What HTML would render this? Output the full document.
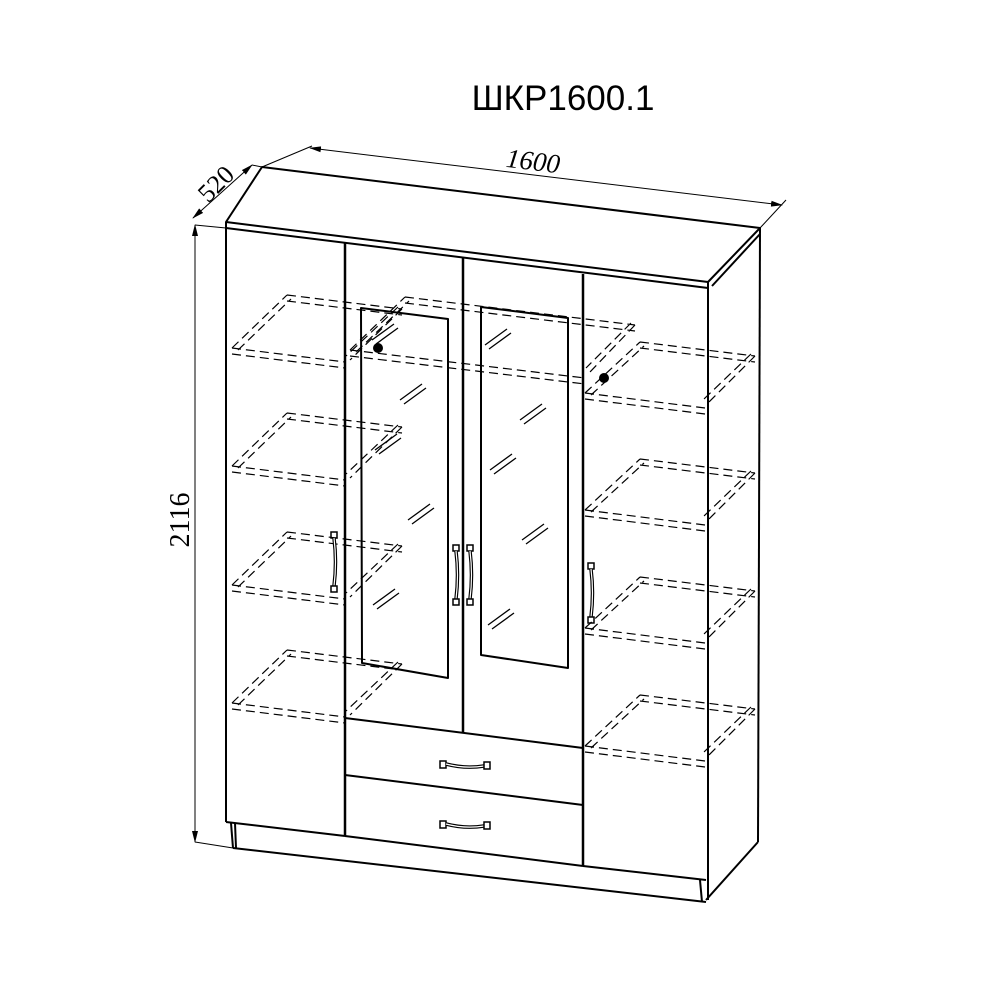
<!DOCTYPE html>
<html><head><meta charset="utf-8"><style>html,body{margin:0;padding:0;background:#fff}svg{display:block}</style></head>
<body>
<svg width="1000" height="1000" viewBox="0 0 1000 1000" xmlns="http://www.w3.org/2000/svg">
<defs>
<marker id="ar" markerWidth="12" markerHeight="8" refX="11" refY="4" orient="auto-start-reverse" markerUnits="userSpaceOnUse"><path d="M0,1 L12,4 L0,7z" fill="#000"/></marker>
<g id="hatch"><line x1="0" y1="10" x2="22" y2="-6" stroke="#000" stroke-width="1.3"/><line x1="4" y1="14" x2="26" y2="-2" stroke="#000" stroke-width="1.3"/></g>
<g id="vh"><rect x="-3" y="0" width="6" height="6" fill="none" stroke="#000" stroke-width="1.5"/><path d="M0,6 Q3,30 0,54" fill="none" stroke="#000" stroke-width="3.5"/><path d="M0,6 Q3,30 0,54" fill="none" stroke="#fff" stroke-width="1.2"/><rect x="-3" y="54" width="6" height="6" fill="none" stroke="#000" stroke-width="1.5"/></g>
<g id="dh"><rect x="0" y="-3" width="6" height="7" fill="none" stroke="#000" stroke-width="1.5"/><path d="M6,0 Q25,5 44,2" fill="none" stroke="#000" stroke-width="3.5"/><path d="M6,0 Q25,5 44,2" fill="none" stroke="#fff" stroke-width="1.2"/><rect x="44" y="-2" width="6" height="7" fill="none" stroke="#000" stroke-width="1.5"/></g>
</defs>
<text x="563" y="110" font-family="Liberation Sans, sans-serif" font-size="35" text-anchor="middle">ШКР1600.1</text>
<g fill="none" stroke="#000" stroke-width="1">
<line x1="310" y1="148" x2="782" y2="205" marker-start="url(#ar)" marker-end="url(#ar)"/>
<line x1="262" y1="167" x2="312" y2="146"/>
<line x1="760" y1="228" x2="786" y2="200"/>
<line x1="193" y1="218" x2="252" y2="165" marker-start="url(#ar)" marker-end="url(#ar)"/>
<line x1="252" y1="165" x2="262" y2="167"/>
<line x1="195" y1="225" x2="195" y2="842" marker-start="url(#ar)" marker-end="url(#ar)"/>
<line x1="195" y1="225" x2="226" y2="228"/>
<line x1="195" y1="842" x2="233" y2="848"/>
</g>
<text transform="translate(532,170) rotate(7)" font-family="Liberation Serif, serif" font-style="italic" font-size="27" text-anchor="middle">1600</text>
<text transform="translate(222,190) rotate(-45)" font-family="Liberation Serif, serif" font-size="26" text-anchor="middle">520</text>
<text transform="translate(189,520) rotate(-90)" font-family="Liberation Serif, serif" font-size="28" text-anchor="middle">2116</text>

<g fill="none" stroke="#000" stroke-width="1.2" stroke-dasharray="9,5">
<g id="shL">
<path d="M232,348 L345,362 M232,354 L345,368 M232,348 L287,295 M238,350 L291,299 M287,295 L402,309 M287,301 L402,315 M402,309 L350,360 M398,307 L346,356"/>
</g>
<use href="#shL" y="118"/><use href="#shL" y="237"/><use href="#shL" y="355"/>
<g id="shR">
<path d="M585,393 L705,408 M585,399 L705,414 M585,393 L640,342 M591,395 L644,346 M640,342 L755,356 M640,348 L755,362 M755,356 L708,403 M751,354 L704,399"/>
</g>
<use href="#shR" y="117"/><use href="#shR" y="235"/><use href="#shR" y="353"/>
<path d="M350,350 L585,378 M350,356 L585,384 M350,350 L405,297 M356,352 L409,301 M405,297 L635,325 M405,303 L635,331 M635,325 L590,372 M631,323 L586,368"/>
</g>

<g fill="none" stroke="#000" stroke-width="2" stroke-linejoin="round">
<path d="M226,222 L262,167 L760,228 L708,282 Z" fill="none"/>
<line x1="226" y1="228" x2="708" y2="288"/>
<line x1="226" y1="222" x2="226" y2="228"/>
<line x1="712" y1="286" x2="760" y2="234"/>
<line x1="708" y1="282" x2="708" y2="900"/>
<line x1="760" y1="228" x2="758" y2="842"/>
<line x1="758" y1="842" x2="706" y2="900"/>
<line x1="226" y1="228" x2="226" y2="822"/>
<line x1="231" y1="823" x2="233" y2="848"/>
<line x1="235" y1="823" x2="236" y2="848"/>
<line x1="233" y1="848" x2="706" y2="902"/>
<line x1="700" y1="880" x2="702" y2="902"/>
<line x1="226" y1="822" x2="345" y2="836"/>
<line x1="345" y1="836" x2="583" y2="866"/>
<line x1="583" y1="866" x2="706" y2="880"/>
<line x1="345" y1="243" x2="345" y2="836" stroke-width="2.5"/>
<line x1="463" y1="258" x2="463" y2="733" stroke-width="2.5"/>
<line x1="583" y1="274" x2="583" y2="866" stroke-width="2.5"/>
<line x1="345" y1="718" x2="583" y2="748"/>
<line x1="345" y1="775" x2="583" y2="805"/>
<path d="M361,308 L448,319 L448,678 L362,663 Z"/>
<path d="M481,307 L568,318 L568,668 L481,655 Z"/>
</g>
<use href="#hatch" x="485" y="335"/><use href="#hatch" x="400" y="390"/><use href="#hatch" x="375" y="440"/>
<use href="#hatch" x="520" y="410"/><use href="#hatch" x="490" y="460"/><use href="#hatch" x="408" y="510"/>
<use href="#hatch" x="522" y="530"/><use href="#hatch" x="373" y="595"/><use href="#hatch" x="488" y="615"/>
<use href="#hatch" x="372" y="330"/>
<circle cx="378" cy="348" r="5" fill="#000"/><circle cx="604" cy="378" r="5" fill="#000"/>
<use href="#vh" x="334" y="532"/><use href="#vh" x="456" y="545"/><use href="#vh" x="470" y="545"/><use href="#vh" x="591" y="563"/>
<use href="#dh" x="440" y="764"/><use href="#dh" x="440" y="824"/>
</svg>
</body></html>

---*---

- Directions for this task -
Retype everything in the material word for word, minus pictures.

- Response to this task -
What HTML would render this? Output the full document.
<!DOCTYPE html>
<html><head><meta charset="utf-8"><style>html,body{margin:0;padding:0;background:#fff}svg{display:block}</style></head>
<body>
<svg width="1000" height="1000" viewBox="0 0 1000 1000" xmlns="http://www.w3.org/2000/svg">
<defs>
<marker id="ar" markerWidth="12" markerHeight="8" refX="11" refY="4" orient="auto-start-reverse" markerUnits="userSpaceOnUse"><path d="M0,1 L12,4 L0,7z" fill="#000"/></marker>
<g id="hatch"><line x1="0" y1="10" x2="22" y2="-6" stroke="#000" stroke-width="1.3"/><line x1="4" y1="14" x2="26" y2="-2" stroke="#000" stroke-width="1.3"/></g>
<g id="vh"><rect x="-3" y="0" width="6" height="6" fill="none" stroke="#000" stroke-width="1.5"/><path d="M0,6 Q3,30 0,54" fill="none" stroke="#000" stroke-width="3.5"/><path d="M0,6 Q3,30 0,54" fill="none" stroke="#fff" stroke-width="1.2"/><rect x="-3" y="54" width="6" height="6" fill="none" stroke="#000" stroke-width="1.5"/></g>
<g id="dh"><rect x="0" y="-3" width="6" height="7" fill="none" stroke="#000" stroke-width="1.5"/><path d="M6,0 Q25,5 44,2" fill="none" stroke="#000" stroke-width="3.5"/><path d="M6,0 Q25,5 44,2" fill="none" stroke="#fff" stroke-width="1.2"/><rect x="44" y="-2" width="6" height="7" fill="none" stroke="#000" stroke-width="1.5"/></g>
</defs>
<text x="563" y="110" font-family="Liberation Sans, sans-serif" font-size="35" text-anchor="middle">ШКР1600.1</text>
<g fill="none" stroke="#000" stroke-width="1">
<line x1="310" y1="148" x2="782" y2="205" marker-start="url(#ar)" marker-end="url(#ar)"/>
<line x1="262" y1="167" x2="312" y2="146"/>
<line x1="760" y1="228" x2="786" y2="200"/>
<line x1="193" y1="218" x2="252" y2="165" marker-start="url(#ar)" marker-end="url(#ar)"/>
<line x1="252" y1="165" x2="262" y2="167"/>
<line x1="195" y1="225" x2="195" y2="842" marker-start="url(#ar)" marker-end="url(#ar)"/>
<line x1="195" y1="225" x2="226" y2="228"/>
<line x1="195" y1="842" x2="233" y2="848"/>
</g>
<text transform="translate(532,170) rotate(7)" font-family="Liberation Serif, serif" font-style="italic" font-size="27" text-anchor="middle">1600</text>
<text transform="translate(222,190) rotate(-45)" font-family="Liberation Serif, serif" font-size="26" text-anchor="middle">520</text>
<text transform="translate(189,520) rotate(-90)" font-family="Liberation Serif, serif" font-size="28" text-anchor="middle">2116</text>

<g fill="none" stroke="#000" stroke-width="1.2" stroke-dasharray="9,5">
<g id="shL">
<path d="M232,348 L345,362 M232,354 L345,368 M232,348 L287,295 M238,350 L291,299 M287,295 L402,309 M287,301 L402,315 M402,309 L350,360 M398,307 L346,356"/>
</g>
<use href="#shL" y="118"/><use href="#shL" y="237"/><use href="#shL" y="355"/>
<g id="shR">
<path d="M585,393 L705,408 M585,399 L705,414 M585,393 L640,342 M591,395 L644,346 M640,342 L755,356 M640,348 L755,362 M755,356 L708,403 M751,354 L704,399"/>
</g>
<use href="#shR" y="117"/><use href="#shR" y="235"/><use href="#shR" y="353"/>
<path d="M350,350 L585,378 M350,356 L585,384 M350,350 L405,297 M356,352 L409,301 M405,297 L635,325 M405,303 L635,331 M635,325 L590,372 M631,323 L586,368"/>
</g>

<g fill="none" stroke="#000" stroke-width="2" stroke-linejoin="round">
<path d="M226,222 L262,167 L760,228 L708,282 Z" fill="none"/>
<line x1="226" y1="228" x2="708" y2="288"/>
<line x1="226" y1="222" x2="226" y2="228"/>
<line x1="712" y1="286" x2="760" y2="234"/>
<line x1="708" y1="282" x2="708" y2="900"/>
<line x1="760" y1="228" x2="758" y2="842"/>
<line x1="758" y1="842" x2="706" y2="900"/>
<line x1="226" y1="228" x2="226" y2="822"/>
<line x1="231" y1="823" x2="233" y2="848"/>
<line x1="235" y1="823" x2="236" y2="848"/>
<line x1="233" y1="848" x2="706" y2="902"/>
<line x1="700" y1="880" x2="702" y2="902"/>
<line x1="226" y1="822" x2="345" y2="836"/>
<line x1="345" y1="836" x2="583" y2="866"/>
<line x1="583" y1="866" x2="706" y2="880"/>
<line x1="345" y1="243" x2="345" y2="836" stroke-width="2.5"/>
<line x1="463" y1="258" x2="463" y2="733" stroke-width="2.5"/>
<line x1="583" y1="274" x2="583" y2="866" stroke-width="2.5"/>
<line x1="345" y1="718" x2="583" y2="748"/>
<line x1="345" y1="775" x2="583" y2="805"/>
<path d="M361,308 L448,319 L448,678 L362,663 Z"/>
<path d="M481,307 L568,318 L568,668 L481,655 Z"/>
</g>
<use href="#hatch" x="485" y="335"/><use href="#hatch" x="400" y="390"/><use href="#hatch" x="375" y="440"/>
<use href="#hatch" x="520" y="410"/><use href="#hatch" x="490" y="460"/><use href="#hatch" x="408" y="510"/>
<use href="#hatch" x="522" y="530"/><use href="#hatch" x="373" y="595"/><use href="#hatch" x="488" y="615"/>
<use href="#hatch" x="372" y="330"/>
<circle cx="378" cy="348" r="5" fill="#000"/><circle cx="604" cy="378" r="5" fill="#000"/>
<use href="#vh" x="334" y="532"/><use href="#vh" x="456" y="545"/><use href="#vh" x="470" y="545"/><use href="#vh" x="591" y="563"/>
<use href="#dh" x="440" y="764"/><use href="#dh" x="440" y="824"/>
</svg>
</body></html>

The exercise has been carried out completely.